___ Data to use

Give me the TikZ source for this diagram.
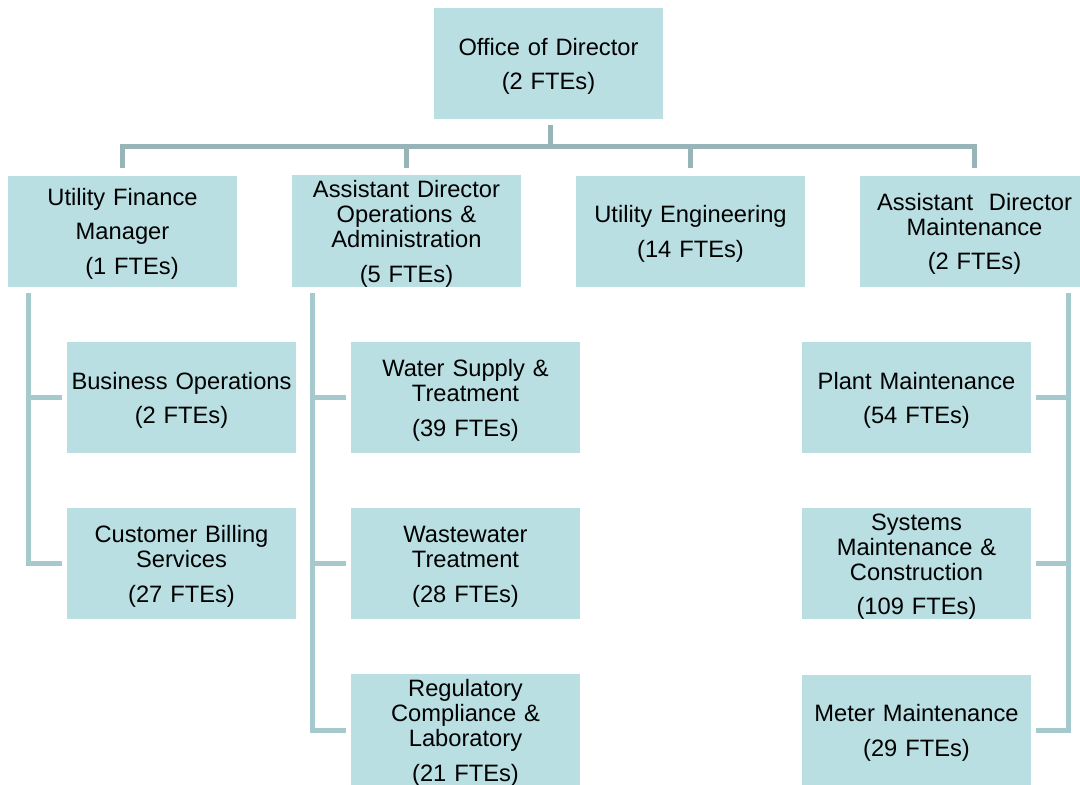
\documentclass[tikz,border=0pt]{standalone}
\usepackage{fontspec}
\setmainfont{Liberation Sans}
\definecolor{boxfill}{HTML}{B9DFE3}
\definecolor{topline}{HTML}{97B4B8}
\definecolor{sideline}{HTML}{A6C9CD}
\begin{document}
\begin{tikzpicture}[x=1pt,y=-1pt,
  unit/.style={fill=boxfill, draw=none, minimum width=229pt, minimum height=111pt,
    inner xsep=2pt, inner ysep=0pt, text width=225pt, align=center,
    font=\fontsize{23.7}{25}\selectfont,
    execute at begin node={\rule{0pt}{22.5pt}}},
  topconn/.style={draw=topline, line width=5pt, shorten <=6pt, shorten >=7pt},
  sideconn/.style={draw=sideline, line width=5pt}]
\useasboundingbox (0,0) rectangle (1080,785);
\node[unit] (dir) at (548.5,63.5) {Office of Director\\[9.5pt](2 FTEs)};
\node[unit] (ufm) at (122.5,231) {Utility Finance\\[9.5pt]Manager\\[9.5pt]\hspace*{19pt}(1 FTEs)};
\node[unit] (adoa) at (406.5,231) {Assistant Director\\Operations \&\\Administration\\[9.5pt](5 FTEs)};
\node[unit] (ue) at (690.5,231) {Utility Engineering\\[9.5pt](14 FTEs)};
\node[unit] (adm) at (974.5,231) {Assistant\ \ Director\\Maintenance\\[9.5pt](2 FTEs)};
\node[unit] (bo) at (181.5,397.5) {Business Operations\\[9.5pt](2 FTEs)};
\node[unit] (cb) at (181.5,563.5) {Customer Billing\\Services\\[9.5pt](27 FTEs)};
\node[unit] (ws) at (465.5,397.5) {Water Supply \&\\Treatment\\[9.5pt](39 FTEs)};
\node[unit] (ww) at (465.5,563.5) {Wastewater\\Treatment\\[9.5pt](28 FTEs)};
\node[unit] (rc) at (465.5,730) {Regulatory\\Compliance \&\\Laboratory\\[9.5pt](21 FTEs)};
\node[unit] (pm) at (916.5,397.5) {Plant Maintenance\\[9.5pt](54 FTEs)};
\node[unit] (sm) at (916.5,563.5) {Systems\\Maintenance \&\\Construction\\[9.5pt](109 FTEs)};
\node[unit] (mm) at (916.5,730) {Meter Maintenance\\[9.5pt](29 FTEs)};
% top connectors
\foreach \t in {ufm,adoa,ue,adm}
  \draw[topconn] ([xshift=1.5pt]dir.south) -- ++(0,27) -| (\t.north);
% left branch
\draw[sideconn] ([xshift=21pt,yshift=-6pt]ufm.south west) |- ([xshift=-5pt]bo.west);
\draw[sideconn] ([xshift=21pt,yshift=-6pt]ufm.south west) |- ([xshift=-5pt]cb.west);
% middle branch
\draw[sideconn] ([xshift=21pt,yshift=-6pt]adoa.south west) |- ([xshift=-5pt]ws.west);
\draw[sideconn] ([xshift=21pt,yshift=-6pt]adoa.south west) |- ([xshift=-5pt]ww.west);
\draw[sideconn] ([xshift=21pt,yshift=-6pt]adoa.south west) |- ([xshift=-5pt]rc.west);
% right branch
\draw[sideconn] ([xshift=-21pt,yshift=-6pt]adm.south east) |- ([xshift=5pt]pm.east);
\draw[sideconn] ([xshift=-21pt,yshift=-6pt]adm.south east) |- ([xshift=5pt]sm.east);
\draw[sideconn] ([xshift=-21pt,yshift=-6pt]adm.south east) |- ([xshift=5pt]mm.east);
\end{tikzpicture}
\end{document}
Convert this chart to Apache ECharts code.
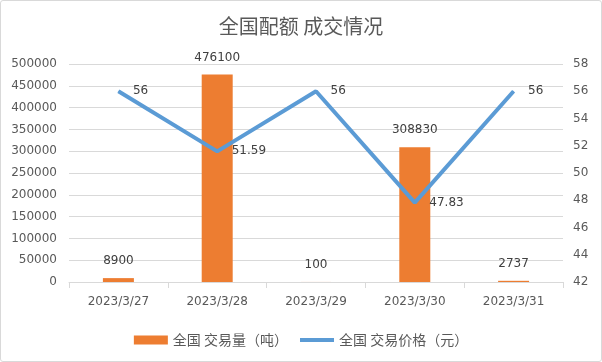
<!DOCTYPE html>
<html>
<head>
<meta charset="utf-8">
<script src="https://cdn.jsdelivr.net/npm/echarts@6/dist/echarts.min.js"></script>
<style>
html,body{margin:0;padding:0;background:#fff;}
#c{width:602px;height:362px;position:absolute;left:0;top:0;}
#b{position:absolute;left:0;top:0;width:600px;height:360px;border:1px solid #d9d9d9;border-radius:3px;pointer-events:none;}
</style>
</head>
<body>
<div id="c"></div>
<div id="b"></div>
<script>
const categories = ['2023/3/27', '2023/3/28', '2023/3/29', '2023/3/30', '2023/3/31'];
const volume = [8900, 476100, 100, 308830, 2737];
const price = [56, 51.59, 56, 47.83, 56];
const volumeName = '全国 交易量（吨）';
const priceName = '全国 交易价格（元）';
const titleText = '全国配额 成交情况';

const chart = echarts.init(document.getElementById('c'));
const txt = '#595959';
const numFont = 'DejaVu Sans';
chart.setOption({
  animation: false,
  backgroundColor: '#fff',
  title: {
    text: titleText, left: 'center', top: 11,
    textStyle: { fontFamily: 'Noto Sans CJK SC', fontSize: 20, fontWeight: 'normal', color: txt }
  },
  legend: {
    top: 328, left: 'center', itemWidth: 34, itemHeight: 9, itemGap: 10,
    textStyle: { fontFamily: 'Noto Sans CJK SC', fontSize: 14, color: txt },
    data: [
      { name: volumeName, icon: 'rect' },
      { name: priceName, itemStyle: { opacity: 0 }, lineStyle: { width: 4, color: '#5B9BD5' } }
    ]
  },
  grid: { left: 69, right: 39, top: 64, bottom: 80, containLabel: false },
  xAxis: {
    type: 'category', data: categories,
    axisLine: { lineStyle: { color: '#d9d9d9', width: 1 } },
    axisTick: { show: true, length: 6, lineStyle: { color: '#d9d9d9' } },
    axisLabel: { color: txt, fontFamily: numFont, fontSize: 12, margin: 14 }
  },
  yAxis: [
    {
      type: 'value', min: 0, max: 500000, interval: 50000,
      axisLine: { show: false }, axisTick: { show: false },
      axisLabel: { color: txt, fontFamily: numFont, fontSize: 12, margin: 12, formatter: v => String(v) },
      splitLine: { lineStyle: { color: '#d9d9d9', width: 1 } }
    },
    {
      type: 'value', min: 42, max: 58, interval: 2,
      axisLine: { show: false }, axisTick: { show: false },
      axisLabel: { color: txt, fontFamily: numFont, fontSize: 12, margin: 10, formatter: v => String(v) },
      splitLine: { show: false }
    }
  ],
  series: [
    {
      name: volumeName, type: 'bar', data: volume, barWidth: 31,
      itemStyle: { color: '#ED7D31' },
      label: { show: true, position: 'top', distance: 11, color: '#404040', fontFamily: numFont, fontSize: 12 }
    },
    {
      name: priceName, type: 'line', yAxisIndex: 1, data: price,
      symbol: 'circle', symbolSize: 1,
      lineStyle: { color: '#5B9BD5', width: 4 },
      itemStyle: { color: '#5B9BD5' },
      label: { show: true, position: 'right', distance: 14, color: '#404040', fontFamily: numFont, fontSize: 12 }
    }
  ]
});
</script>
</body>
</html>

______

■ **Given request**:
Working from the entries above, return all lines that contain "this".

■ **Solution below**:
Give me the TikZ source for this diagram.
Convert this chart to Apache ECharts code.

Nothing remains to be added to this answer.